On Bike Locks and Sharing

There’s a forthcoming book on open design curated by Premsela, Dutch Platform for Design and Fasion, Waag Society and Creative Commons Netherlands in partnership with FabLab. Groundwork for Open Design Now was laid during the DMY Maker Lab and later at a workshop in Amsterdam; both of which I delightfully attended. The book previewed recently at PICNIC, and now the text is in full iteration and will hit the publisher soon. It’ll showcase some stellar examples of open design, as well as provide background and a critical perspective of the years to come in the field.

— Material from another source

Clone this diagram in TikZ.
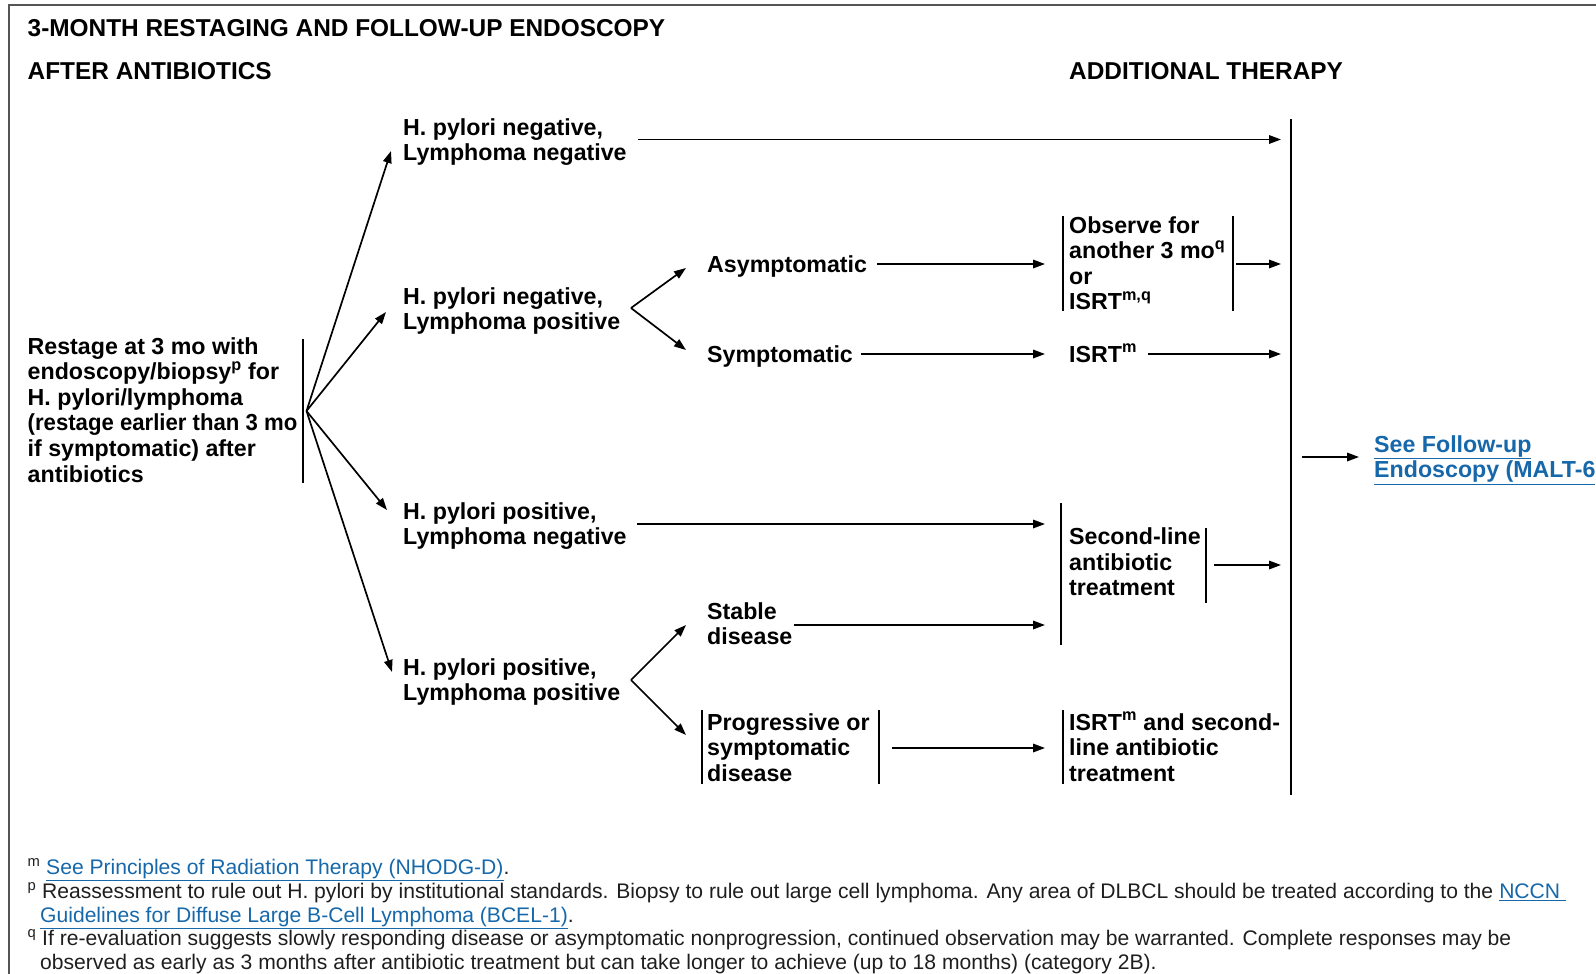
\documentclass[tikz,border=0pt]{standalone}
\usepackage{fontspec}
\usepackage{graphicx}
\setmainfont{Liberation Sans}
\usetikzlibrary{arrows.meta}
\definecolor{linkblue}{RGB}{22,104,170}
\definecolor{framegray}{RGB}{85,85,85}
\definecolor{notegray}{RGB}{30,30,30}
\newcommand{\lnk}[1]{{\color{linkblue}\underline{#1}}}
\begin{document}
% multi-line labels are anchored at the baseline of their last line
\begin{tikzpicture}[x=1pt,y=-1pt,
  head/.style={anchor=base west, inner sep=0pt, font=\fontsize{24.4}{28}\selectfont\bfseries},
  lbl/.style={anchor=base west, inner sep=0pt, align=left, font=\fontsize{23.2}{25.6}\selectfont\bfseries},
  note/.style={anchor=base west, inner sep=0pt, text=notegray, font=\fontsize{21.1}{23.6}\selectfont},
  arr/.style={line width=1.7pt, -{Triangle[length=12pt,width=8.5pt]}},
  bar/.style={line width=2pt},
  frame/.style={line width=2pt, draw=framegray}]
\useasboundingbox (0,0) rectangle (1596,974);

% page frame (top and left rules)
\draw[frame] (8.5,974) -- (8.5,5.5) -- (1596,5.5);

% headings
\node[head] (title) at (27.5,37) {3-MONTH RESTAGING AND FOLLOW-UP ENDOSCOPY};
\node[head] (colA) at (27.5,80) {AFTER ANTIBIOTICS};
\node[head] (colB) at (1069,80) {ADDITIONAL THERAPY};

% first column
\node[lbl] (restage) at (27.5,482) {Restage at 3 mo with\\endoscopy/biopsy\textsuperscript{p} for\\H. pylori/lymphoma\\\scalebox{0.955}[1]{(restage earlier than 3 mo}\\if symptomatic) after\\antibiotics};
\draw[bar] (303,339) -- (303,483);
\coordinate (fan) at (306.5,411);

% results of restaging
\node[lbl] (hnln) at (403,160.6) {H. pylori negative,\\Lymphoma negative};
\node[lbl] (hnlp) at (403,329.6) {H. pylori negative,\\Lymphoma positive};
\node[lbl] (hpln) at (403,544.6) {H. pylori positive,\\Lymphoma negative};
\node[lbl] (hplp) at (403,700.6) {H. pylori positive,\\Lymphoma positive};

\coordinate (t1) at (391,151);
\coordinate (t2) at (386,312);
\coordinate (t3) at (387,510);
\coordinate (t4) at (392,672);
\draw[arr] (fan) -- (t1);
\draw[arr] (fan) -- (t2);
\draw[arr] (fan) -- (t3);
\draw[arr] (fan) -- (t4);

% clinical status
\node[lbl] (asym) at (707,272) {Asymptomatic};
\node[lbl] (sym) at (707,362) {Symptomatic};
\node[lbl] (stable) at (707,644.6) {Stable\\disease};
\node[lbl] (prog) at (707,781.2) {Progressive or\\symptomatic\\disease};
\draw[bar] (702,710) -- (702,784);
\draw[bar] (879,710) -- (879,784);

\coordinate (forkA) at (631,308);
\coordinate (forkB) at (631,680);
\coordinate (ta1) at (686,268);
\coordinate (ta2) at (686,350);
\coordinate (tb1) at (686,625);
\coordinate (tb2) at (686,735);
\draw[arr] (forkA) -- (ta1);
\draw[arr] (forkA) -- (ta2);
\draw[arr] (forkB) -- (tb1);
\draw[arr] (forkB) -- (tb2);

% additional therapy
\node[lbl] (observe) at (1069,309.8) {Observe for\\another 3 mo\textsuperscript{q}\\or\\ISRT\textsuperscript{m,q}};
\draw[bar] (1063,216) -- (1063,311);
\draw[bar] (1233,216) -- (1233,311);
\node[lbl] (isrt) at (1069,362) {ISRT\textsuperscript{m}};
\node[lbl] (second) at (1069,595.7) {Second-line\\antibiotic\\treatment};
\draw[bar] (1061,503) -- (1061,645);
\draw[bar] (1206,528) -- (1206,603);
\node[lbl] (combo) at (1069,781.2) {ISRT\textsuperscript{m} and second-\\line antibiotic\\treatment};
\draw[bar] (1063,710) -- (1063,784);

% collecting rule on the right
\draw[bar] (1291,119) -- (1291,795);

% horizontal connectors
\coordinate (a1s) at (638,139.5);   \coordinate (a1e) at (1281,139.5);
\coordinate (a2s) at (877,264);     \coordinate (a2e) at (1045,264);
\coordinate (a3s) at (1236,264);    \coordinate (a3e) at (1281,264);
\coordinate (a4s) at (861,354);     \coordinate (a4e) at (1045,354);
\coordinate (a5s) at (1148,354);    \coordinate (a5e) at (1281,354);
\coordinate (a6s) at (637,524);     \coordinate (a6e) at (1045,524);
\coordinate (a7s) at (1214,565);    \coordinate (a7e) at (1281,565);
\coordinate (a8s) at (794,625);     \coordinate (a8e) at (1045,625);
\coordinate (a9s) at (892,748);     \coordinate (a9e) at (1045,748);
\coordinate (a10s) at (1302,457);   \coordinate (a10e) at (1359,457);
\draw[arr] (a1s) -- (a1e);
\draw[arr] (a2s) -- (a2e);
\draw[arr] (a3s) -- (a3e);
\draw[arr] (a4s) -- (a4e);
\draw[arr] (a5s) -- (a5e);
\draw[arr] (a6s) -- (a6e);
\draw[arr] (a7s) -- (a7e);
\draw[arr] (a8s) -- (a8e);
\draw[arr] (a9s) -- (a9e);
\draw[arr] (a10s) -- (a10e);

\node[lbl, text=linkblue] (follow) at (1374,477.6) {\underline{See Follow-up}\\\underline{Endoscopy (MALT-6}};

% footnotes
\node[note] (mkm) at (27.5,874.5) {\textsuperscript{m}};
\node[note] (fnm) at (46,874.5) {\lnk{See Principles of Radiation Therapy (NHODG-D)}.};
\node[note] (mkp) at (27.5,898.5) {\textsuperscript{p}};
\node[note] (fnp1) at (42,898.5) {Reassessment to rule out H. pylori by institutional standards. Biopsy to rule out large cell lymphoma. Any area of DLBCL should be treated according to the \lnk{NCCN\ }};
\node[note] (fnp2) at (40,922) {\lnk{Guidelines for Diffuse Large B-Cell Lymphoma (BCEL-1)}.};
\node[note] (mkq) at (27.5,945.5) {\textsuperscript{q}};
\node[note] (fnq1) at (42,945.5) {If re-evaluation suggests slowly responding disease or asymptomatic nonprogression, continued observation may be warranted. Complete responses may be};
\node[note] (fnq2) at (40,969) {observed as early as 3 months after antibiotic treatment but can take longer to achieve (up to 18 months) (category 2B).};
\end{tikzpicture}
\end{document}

While we wait, I wanted to share an excerpt I found to be a very simple yet sharp metaphor for “IP-theft” versus the positive messaging of sharing and Creative Commons licenses. The quotation comes from Dr. Peter Troxler’s profile of Open Design founding father, Ronen Kadushin. Ronen will probably hate me that phrase. ^_^

Let’s say you have a good bicycle. You like it, so you buy a really nice lock for it. If a thief wants to take this bicycle, it doesn’t matter how good your lock is, he will find a way to take your bicycle. And this is exactly the same with intellectual property. I’m not saying that I’m leaving my bicycles without a lock; [my work] has a lock. But the lock says, “Hey, you want to ride this and give it back when you’re finished?” You know, because you can have a ride, but if you want to buy it, I will sell the bike to you [Ronen releases most of his works under BY-NC-SA]. If you want to produce it, I will let you do it. But there are many more options. People should be straight and honest about it.

Speaking of locks, at Ronen’s latest exhibition, Recent Uploads, Parker and I hatched a fun art project: why not DIY scan a Kindle ebook? You know, purchase a DRM-wrapped text of your choice, set up the Kindle on a flatbed scanner, and just rip, mix, burn your way through it. There’s a difference between locks that say no and locks that say please treat me nicely.